What is expected → Give an exact copy of every line, leaving images out.

────

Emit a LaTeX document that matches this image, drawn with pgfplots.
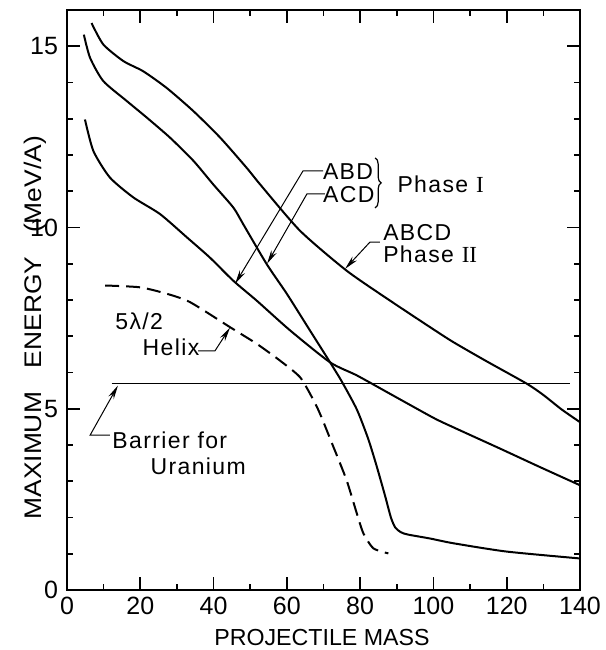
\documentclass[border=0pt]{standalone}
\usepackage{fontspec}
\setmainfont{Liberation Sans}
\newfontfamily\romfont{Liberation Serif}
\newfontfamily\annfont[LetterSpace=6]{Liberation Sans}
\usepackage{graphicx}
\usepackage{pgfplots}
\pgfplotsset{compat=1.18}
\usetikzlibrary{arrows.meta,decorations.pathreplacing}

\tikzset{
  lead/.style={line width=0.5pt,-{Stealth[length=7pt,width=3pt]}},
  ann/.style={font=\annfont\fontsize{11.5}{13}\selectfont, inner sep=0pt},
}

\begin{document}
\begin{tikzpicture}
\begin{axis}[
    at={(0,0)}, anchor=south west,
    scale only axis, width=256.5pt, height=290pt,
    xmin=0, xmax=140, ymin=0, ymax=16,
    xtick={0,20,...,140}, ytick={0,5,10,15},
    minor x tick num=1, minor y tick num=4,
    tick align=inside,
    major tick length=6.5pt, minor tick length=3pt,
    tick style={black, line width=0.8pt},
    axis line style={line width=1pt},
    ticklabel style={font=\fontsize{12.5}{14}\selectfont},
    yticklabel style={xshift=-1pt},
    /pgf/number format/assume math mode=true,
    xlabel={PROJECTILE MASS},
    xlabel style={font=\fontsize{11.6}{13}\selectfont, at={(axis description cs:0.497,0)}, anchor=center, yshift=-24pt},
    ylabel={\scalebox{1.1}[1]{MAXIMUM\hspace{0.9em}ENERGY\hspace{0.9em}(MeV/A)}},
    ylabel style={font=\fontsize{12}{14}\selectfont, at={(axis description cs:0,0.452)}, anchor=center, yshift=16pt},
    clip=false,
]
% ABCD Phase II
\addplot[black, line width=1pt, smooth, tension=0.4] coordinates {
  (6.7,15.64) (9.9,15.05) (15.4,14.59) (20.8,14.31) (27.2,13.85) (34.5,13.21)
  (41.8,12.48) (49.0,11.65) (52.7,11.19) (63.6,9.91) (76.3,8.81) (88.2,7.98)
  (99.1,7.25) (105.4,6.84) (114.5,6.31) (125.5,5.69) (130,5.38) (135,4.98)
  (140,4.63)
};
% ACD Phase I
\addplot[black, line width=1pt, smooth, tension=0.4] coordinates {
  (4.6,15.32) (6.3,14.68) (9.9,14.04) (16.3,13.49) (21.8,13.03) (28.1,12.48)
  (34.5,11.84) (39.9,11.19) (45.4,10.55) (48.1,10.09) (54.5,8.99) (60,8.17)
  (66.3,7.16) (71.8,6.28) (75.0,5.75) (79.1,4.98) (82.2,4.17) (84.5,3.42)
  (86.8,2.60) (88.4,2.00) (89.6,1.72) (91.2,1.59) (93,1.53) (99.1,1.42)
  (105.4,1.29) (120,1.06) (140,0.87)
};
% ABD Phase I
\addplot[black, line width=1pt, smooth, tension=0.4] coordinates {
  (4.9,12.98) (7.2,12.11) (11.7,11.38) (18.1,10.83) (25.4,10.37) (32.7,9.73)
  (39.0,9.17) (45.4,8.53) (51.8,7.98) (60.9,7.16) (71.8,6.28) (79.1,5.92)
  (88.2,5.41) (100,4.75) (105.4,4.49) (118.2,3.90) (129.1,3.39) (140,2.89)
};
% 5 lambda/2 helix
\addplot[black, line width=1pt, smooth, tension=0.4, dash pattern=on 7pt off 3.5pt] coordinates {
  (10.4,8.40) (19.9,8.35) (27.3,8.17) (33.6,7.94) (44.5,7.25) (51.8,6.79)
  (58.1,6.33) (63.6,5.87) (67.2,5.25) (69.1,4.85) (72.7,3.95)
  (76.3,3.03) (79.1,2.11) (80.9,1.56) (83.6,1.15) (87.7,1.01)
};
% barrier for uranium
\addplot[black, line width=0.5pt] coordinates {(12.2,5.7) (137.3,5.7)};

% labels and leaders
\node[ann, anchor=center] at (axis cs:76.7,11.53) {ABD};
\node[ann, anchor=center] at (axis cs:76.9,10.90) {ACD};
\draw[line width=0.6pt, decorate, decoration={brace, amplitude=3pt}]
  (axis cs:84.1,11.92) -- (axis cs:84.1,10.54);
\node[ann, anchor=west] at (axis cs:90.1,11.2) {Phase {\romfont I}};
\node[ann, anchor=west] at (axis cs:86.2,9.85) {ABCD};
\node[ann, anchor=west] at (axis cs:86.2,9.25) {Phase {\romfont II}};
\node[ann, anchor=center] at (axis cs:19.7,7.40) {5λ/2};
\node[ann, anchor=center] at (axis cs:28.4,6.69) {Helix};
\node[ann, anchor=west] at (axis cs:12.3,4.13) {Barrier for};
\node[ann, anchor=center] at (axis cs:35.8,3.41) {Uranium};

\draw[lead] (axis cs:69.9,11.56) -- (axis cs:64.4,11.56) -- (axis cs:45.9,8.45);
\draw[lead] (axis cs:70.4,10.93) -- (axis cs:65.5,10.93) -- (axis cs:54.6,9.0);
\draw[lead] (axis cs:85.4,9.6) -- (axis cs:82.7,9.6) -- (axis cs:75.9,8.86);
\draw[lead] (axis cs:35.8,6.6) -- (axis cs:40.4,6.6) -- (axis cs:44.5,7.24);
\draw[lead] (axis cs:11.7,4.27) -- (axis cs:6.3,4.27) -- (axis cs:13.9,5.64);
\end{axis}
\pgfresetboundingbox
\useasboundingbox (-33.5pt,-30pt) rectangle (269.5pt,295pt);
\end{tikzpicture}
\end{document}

────

The solution →
Emit a LaTeX document that matches this image, drawn with pgfplots.
\documentclass[border=0pt]{standalone}
\usepackage{fontspec}
\setmainfont{Liberation Sans}
\newfontfamily\romfont{Liberation Serif}
\newfontfamily\annfont[LetterSpace=6]{Liberation Sans}
\usepackage{graphicx}
\usepackage{pgfplots}
\pgfplotsset{compat=1.18}
\usetikzlibrary{arrows.meta,decorations.pathreplacing}

\tikzset{
  lead/.style={line width=0.5pt,-{Stealth[length=7pt,width=3pt]}},
  ann/.style={font=\annfont\fontsize{11.5}{13}\selectfont, inner sep=0pt},
}

\begin{document}
\begin{tikzpicture}
\begin{axis}[
    at={(0,0)}, anchor=south west,
    scale only axis, width=256.5pt, height=290pt,
    xmin=0, xmax=140, ymin=0, ymax=16,
    xtick={0,20,...,140}, ytick={0,5,10,15},
    minor x tick num=1, minor y tick num=4,
    tick align=inside,
    major tick length=6.5pt, minor tick length=3pt,
    tick style={black, line width=0.8pt},
    axis line style={line width=1pt},
    ticklabel style={font=\fontsize{12.5}{14}\selectfont},
    yticklabel style={xshift=-1pt},
    /pgf/number format/assume math mode=true,
    xlabel={PROJECTILE MASS},
    xlabel style={font=\fontsize{11.6}{13}\selectfont, at={(axis description cs:0.497,0)}, anchor=center, yshift=-24pt},
    ylabel={\scalebox{1.1}[1]{MAXIMUM\hspace{0.9em}ENERGY\hspace{0.9em}(MeV/A)}},
    ylabel style={font=\fontsize{12}{14}\selectfont, at={(axis description cs:0,0.452)}, anchor=center, yshift=16pt},
    clip=false,
]
% ABCD Phase II
\addplot[black, line width=1pt, smooth, tension=0.4] coordinates {
  (6.7,15.64) (9.9,15.05) (15.4,14.59) (20.8,14.31) (27.2,13.85) (34.5,13.21)
  (41.8,12.48) (49.0,11.65) (52.7,11.19) (63.6,9.91) (76.3,8.81) (88.2,7.98)
  (99.1,7.25) (105.4,6.84) (114.5,6.31) (125.5,5.69) (130,5.38) (135,4.98)
  (140,4.63)
};
% ACD Phase I
\addplot[black, line width=1pt, smooth, tension=0.4] coordinates {
  (4.6,15.32) (6.3,14.68) (9.9,14.04) (16.3,13.49) (21.8,13.03) (28.1,12.48)
  (34.5,11.84) (39.9,11.19) (45.4,10.55) (48.1,10.09) (54.5,8.99) (60,8.17)
  (66.3,7.16) (71.8,6.28) (75.0,5.75) (79.1,4.98) (82.2,4.17) (84.5,3.42)
  (86.8,2.60) (88.4,2.00) (89.6,1.72) (91.2,1.59) (93,1.53) (99.1,1.42)
  (105.4,1.29) (120,1.06) (140,0.87)
};
% ABD Phase I
\addplot[black, line width=1pt, smooth, tension=0.4] coordinates {
  (4.9,12.98) (7.2,12.11) (11.7,11.38) (18.1,10.83) (25.4,10.37) (32.7,9.73)
  (39.0,9.17) (45.4,8.53) (51.8,7.98) (60.9,7.16) (71.8,6.28) (79.1,5.92)
  (88.2,5.41) (100,4.75) (105.4,4.49) (118.2,3.90) (129.1,3.39) (140,2.89)
};
% 5 lambda/2 helix
\addplot[black, line width=1pt, smooth, tension=0.4, dash pattern=on 7pt off 3.5pt] coordinates {
  (10.4,8.40) (19.9,8.35) (27.3,8.17) (33.6,7.94) (44.5,7.25) (51.8,6.79)
  (58.1,6.33) (63.6,5.87) (67.2,5.25) (69.1,4.85) (72.7,3.95)
  (76.3,3.03) (79.1,2.11) (80.9,1.56) (83.6,1.15) (87.7,1.01)
};
% barrier for uranium
\addplot[black, line width=0.5pt] coordinates {(12.2,5.7) (137.3,5.7)};

% labels and leaders
\node[ann, anchor=center] at (axis cs:76.7,11.53) {ABD};
\node[ann, anchor=center] at (axis cs:76.9,10.90) {ACD};
\draw[line width=0.6pt, decorate, decoration={brace, amplitude=3pt}]
  (axis cs:84.1,11.92) -- (axis cs:84.1,10.54);
\node[ann, anchor=west] at (axis cs:90.1,11.2) {Phase {\romfont I}};
\node[ann, anchor=west] at (axis cs:86.2,9.85) {ABCD};
\node[ann, anchor=west] at (axis cs:86.2,9.25) {Phase {\romfont II}};
\node[ann, anchor=center] at (axis cs:19.7,7.40) {5λ/2};
\node[ann, anchor=center] at (axis cs:28.4,6.69) {Helix};
\node[ann, anchor=west] at (axis cs:12.3,4.13) {Barrier for};
\node[ann, anchor=center] at (axis cs:35.8,3.41) {Uranium};

\draw[lead] (axis cs:69.9,11.56) -- (axis cs:64.4,11.56) -- (axis cs:45.9,8.45);
\draw[lead] (axis cs:70.4,10.93) -- (axis cs:65.5,10.93) -- (axis cs:54.6,9.0);
\draw[lead] (axis cs:85.4,9.6) -- (axis cs:82.7,9.6) -- (axis cs:75.9,8.86);
\draw[lead] (axis cs:35.8,6.6) -- (axis cs:40.4,6.6) -- (axis cs:44.5,7.24);
\draw[lead] (axis cs:11.7,4.27) -- (axis cs:6.3,4.27) -- (axis cs:13.9,5.64);
\end{axis}
\pgfresetboundingbox
\useasboundingbox (-33.5pt,-30pt) rectangle (269.5pt,295pt);
\end{tikzpicture}
\end{document}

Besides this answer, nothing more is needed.